Summer Regrets & Blessings

I start back to work at school tomorrow.


I know a lot of people are ready for it, but not me. I enjoy the summer: swimming in the lakes, camping, sunshine, gardening, children playing, time to write. Part of the problem is that I plan for a full three months of summer. The reality is that it's a week over two months, and it goes by quickly.

There are so many things I thought we'd get done--things I hoped to do, things I planned on doing:
  • more bike rides
  • more museum trips (didn't do a single one--but those are kind of a rainy day thing, and we didn't have many of those)
  • more camping (which had better happen this fall)
  • more projects around the house
  • more marketing on my book
  • more swimming
  • more summer concerts
  • more writing done
  • more hammock time (I was in it maybe once all summer--scandalous!)
  • more hiking and exploring natural places
  • having more people over for grilled supper outside
  • playing more kubb & molkky
  • doing some day trips
But it's easy to want more--the hard part is being content with what did happen. Actually, that's not all that hard. There was a lot of blessings this summer:
  • A train ride with the Wenell family
  • Seeing the boys fish for the first time
  • Two fun camping trips with friends
  • The Trumper family reunion
  • Cabin time in Wisconsin
  • 4th of July parade
  • Fireworks
  • Concerts at Lake Harriet (including one followed by watching The Goonies)
  • Soccer games
  • Farmer's Market
  • Swimming at Cedar Lake
  • Going to the zoo
  • Playdates for the boys at the park
  • Longer bike rides with the boys than we've been able to do
  • Seeing flowers and vegetables grow in the gardens
  • Most importantly, time with the family
But the savings account is dwindling, so the paychecks are needed, and back to work I go. And work is good, and it doesn't mean the fun is over. There is still time for things to happen: fall camping, evening picnics, weekend day trips, etc.

Sometimes it can be go hard to go back to school and hear all the reports on "What I Did This Summer." I can get jealous of the big vacations, expensive trips, expansive travels. But summer isn't about how much we get done or how much money we spend doing things. It's about how you spend the time, and we had some good quality time and enjoyed life. No regrets.

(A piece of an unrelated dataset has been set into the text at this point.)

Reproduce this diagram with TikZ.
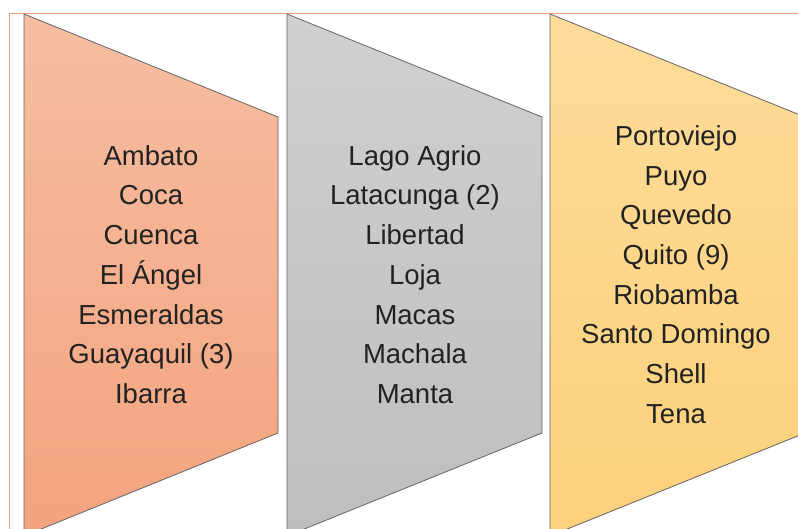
\documentclass[tikz,border=0pt]{standalone}
\usepackage{fontspec}
\setmainfont{Liberation Sans}
\definecolor{frameor}{RGB}{240,160,115}
\definecolor{edgegray}{RGB}{100,100,100}
\definecolor{txt}{RGB}{34,34,34}
\definecolor{s1top}{RGB}{246,190,162}
\definecolor{s1bot}{RGB}{244,163,126}
\definecolor{s2top}{RGB}{208,208,208}
\definecolor{s2bot}{RGB}{190,190,190}
\definecolor{s3top}{RGB}{253,220,154}
\definecolor{s3bot}{RGB}{253,208,122}
\tikzset{
  panel/.style={draw=edgegray, line width=0.8pt, line join=miter},
  citylist/.style={align=center, text=txt,
    font={\fontsize{27.5}{39.7}\selectfont}},
}
\begin{document}
\begin{tikzpicture}[x=1pt,y=1pt]
\useasboundingbox (0,0) rectangle (798,529);
\clip (0,0) rectangle (798,529);
\fill[white] (0,0) rectangle (798,529);
% frame lines
\draw[frameor, line width=1.5pt] (9.5,0) -- (9.5,515.7) -- (800,515.7);
% panels
\path[panel, top color=s1top, bottom color=s1bot]
  (24,515) -- (278,412) -- (278,96) -- (24,-7) -- cycle;
\path[panel, top color=s2top, bottom color=s2bot]
  (287,515) -- (542,412) -- (542,96) -- (287,-7) -- cycle;
\path[panel, top color=s3top, bottom color=s3bot]
  (550,515) -- (805,412) -- (805,96) -- (550,-7) -- cycle;
% texts
\node[citylist] (c1) at (151,254.5) {Ambato\\Coca\\Cuenca\\El Ángel\\Esmeraldas\\Guayaquil (3)\\Ibarra};
\node[citylist] (c2) at (415,254.5) {Lago Agrio\\Latacunga (2)\\Libertad\\Loja\\Macas\\Machala\\Manta};
\node[citylist] (c3) at (676,254.5) {Portoviejo\\Puyo\\Quevedo\\Quito (9)\\Riobamba\\Santo Domingo\\Shell\\Tena};
\end{tikzpicture}
\end{document}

Well, maybe a few, but they're overshadowed by plenty of blessings.

1 comment:

Tiffany said...

We laugh about our childhood summer vacations (usually consisting of just one day at Adventureland!), but I remember playing baseball in the backyard after chores were done, or shooting hoops under the yard light . . . my dad was there EVERY night. That's what your boys will remember, too . . . so don't let those rich kids bring you down with their tales of fab vacays this summer!!